CL: But just a technical correction, election law actually prevents County Executive Steve Bellone and District Attorney Tim Sini from taking this money. But what you're saying is that third party outside funding, of which they have no control might nonetheless influence them.

But let's talk about the the county legislature right now. What what kind of reforms would the legislature approve, given this type of political influence? One example that we hear is the pre-text stop, where a driver is pulled over for for one reason, and then investigated for another reason? Do you think the legislature would approve limiting something like that?

RT: No, I don't think I wouldn't fall for that. Okay. That's the basis of crime fighting. You know, if you see a guy and you think, oh, boy, his back taillights out, let's pull him over and talk to him. Let's see if any proceeds of a crime. That's just police work 101.

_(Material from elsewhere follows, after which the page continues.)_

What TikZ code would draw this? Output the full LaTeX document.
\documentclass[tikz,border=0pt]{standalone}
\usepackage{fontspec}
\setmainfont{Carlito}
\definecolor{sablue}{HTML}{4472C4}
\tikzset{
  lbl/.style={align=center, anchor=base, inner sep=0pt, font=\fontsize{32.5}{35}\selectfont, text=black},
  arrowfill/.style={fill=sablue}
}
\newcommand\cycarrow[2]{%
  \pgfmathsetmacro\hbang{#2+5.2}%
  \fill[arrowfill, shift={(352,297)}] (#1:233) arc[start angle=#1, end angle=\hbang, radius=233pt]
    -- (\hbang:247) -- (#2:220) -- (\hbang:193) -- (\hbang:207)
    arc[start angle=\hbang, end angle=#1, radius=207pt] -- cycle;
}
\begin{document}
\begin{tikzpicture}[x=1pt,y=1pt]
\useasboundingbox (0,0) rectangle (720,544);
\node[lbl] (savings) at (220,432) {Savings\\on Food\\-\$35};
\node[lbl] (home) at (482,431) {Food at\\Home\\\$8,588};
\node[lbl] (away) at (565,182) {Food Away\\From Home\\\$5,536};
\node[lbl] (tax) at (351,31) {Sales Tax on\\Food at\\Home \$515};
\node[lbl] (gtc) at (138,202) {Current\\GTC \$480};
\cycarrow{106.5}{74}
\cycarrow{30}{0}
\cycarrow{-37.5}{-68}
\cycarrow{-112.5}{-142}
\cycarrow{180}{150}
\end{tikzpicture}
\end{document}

CL: What about the other reform that that some of the reformers have talked about a lot is diverting funding away from traditional placing of what we know is traditional policing and towards social services. Do you think the full legislative, Suffolk County Legislature would consider something like that?

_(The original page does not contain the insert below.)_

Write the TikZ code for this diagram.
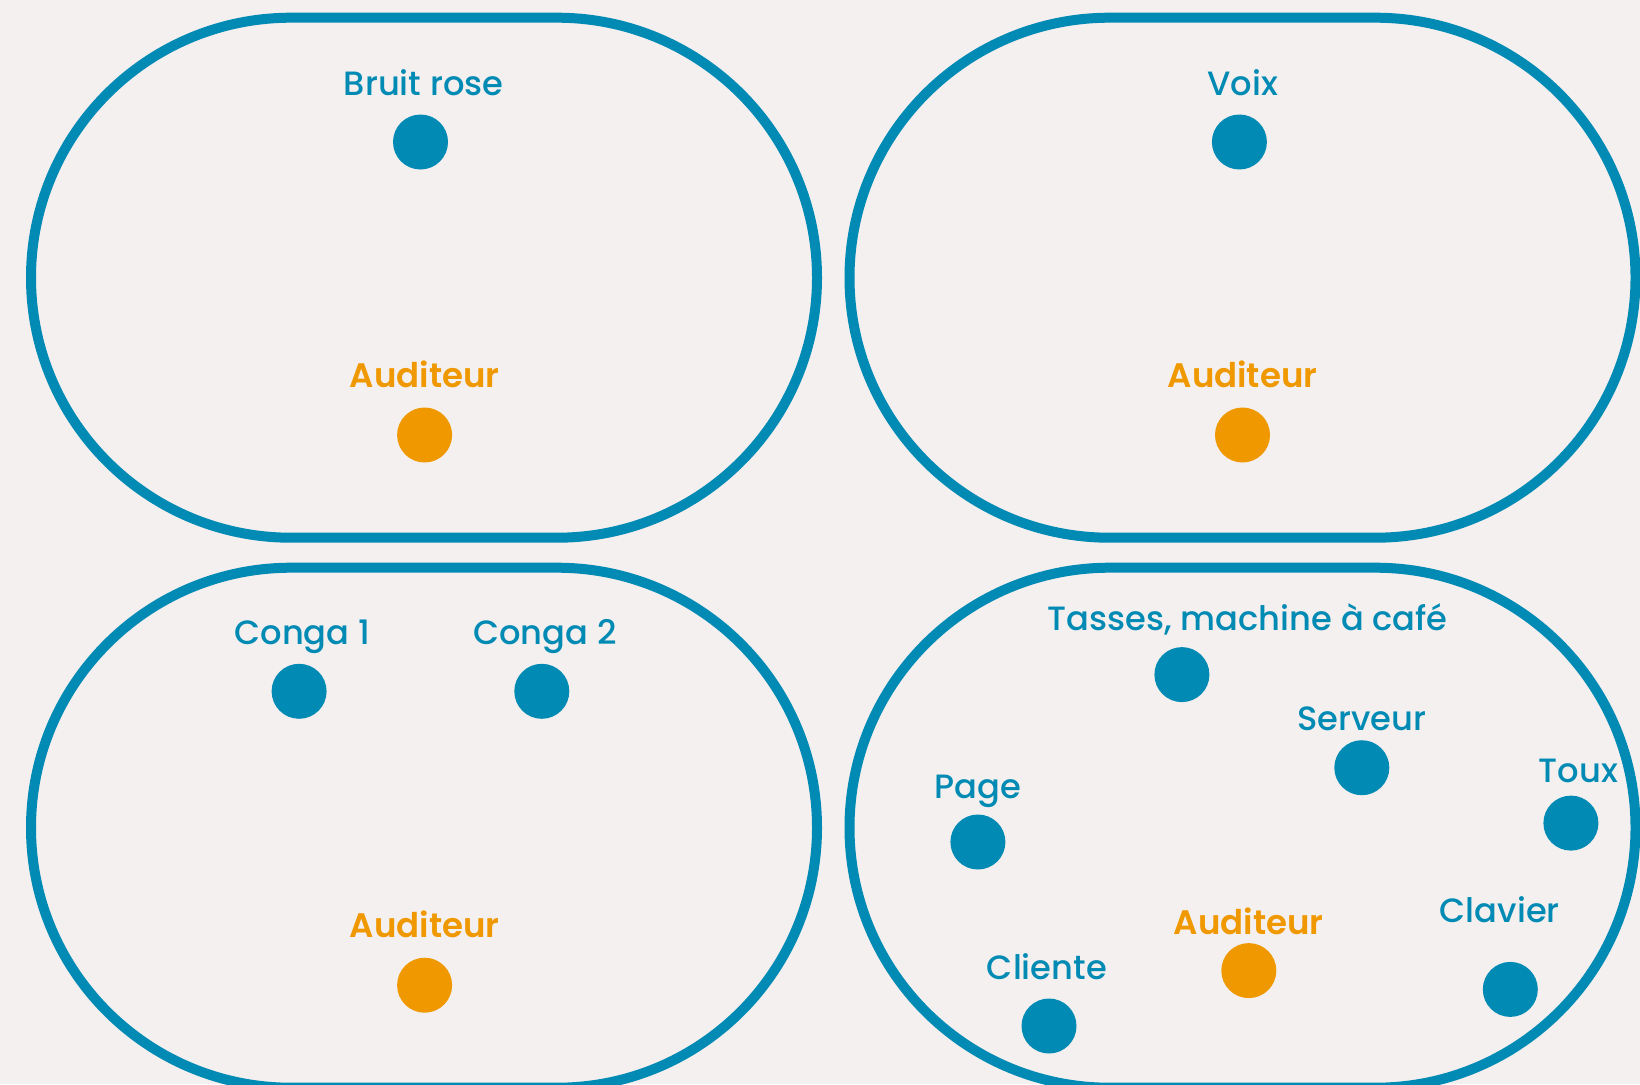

RT: Well, see... That's the question is like, so bizarre because like, you can't answer it, because you know, most of the costs, payroll costs. Now, you don't know what you're sending these people into. The guy might be something that might be some situation where, you know, boom, you need a cop there.

CL: So I don't, I don't hear any any changes to policing. And so I'm trying to detect the influence that you say that the policing...

RT: .. the influence I'm talking about with the police unions is financial. They are getting themselves contracts we can't afford to pay. Now, you know, is there going to be massive changes? I don't see it. I don't think you're going to have you know, take a social worker with you to a domestic dispute. We're going to drive around with them. You're not going to increase the cost, you have to pay the cop, you have to pay the social worker. I don't see that happening.

Pre-text stops, you know, they might limit some, some form of some something. Yeah, I don't know. They might be some cursory thing where, you know, maybe I don't, I really can't at this time, think of what you how you would do that. You know, try to make a community better. without, you know, maybe they'll pull back on what little like heavy handed policing. But yeah, I think you'll see an uptick in crime.

Rob Trotta is the Suffolk County Legislator in Smithown.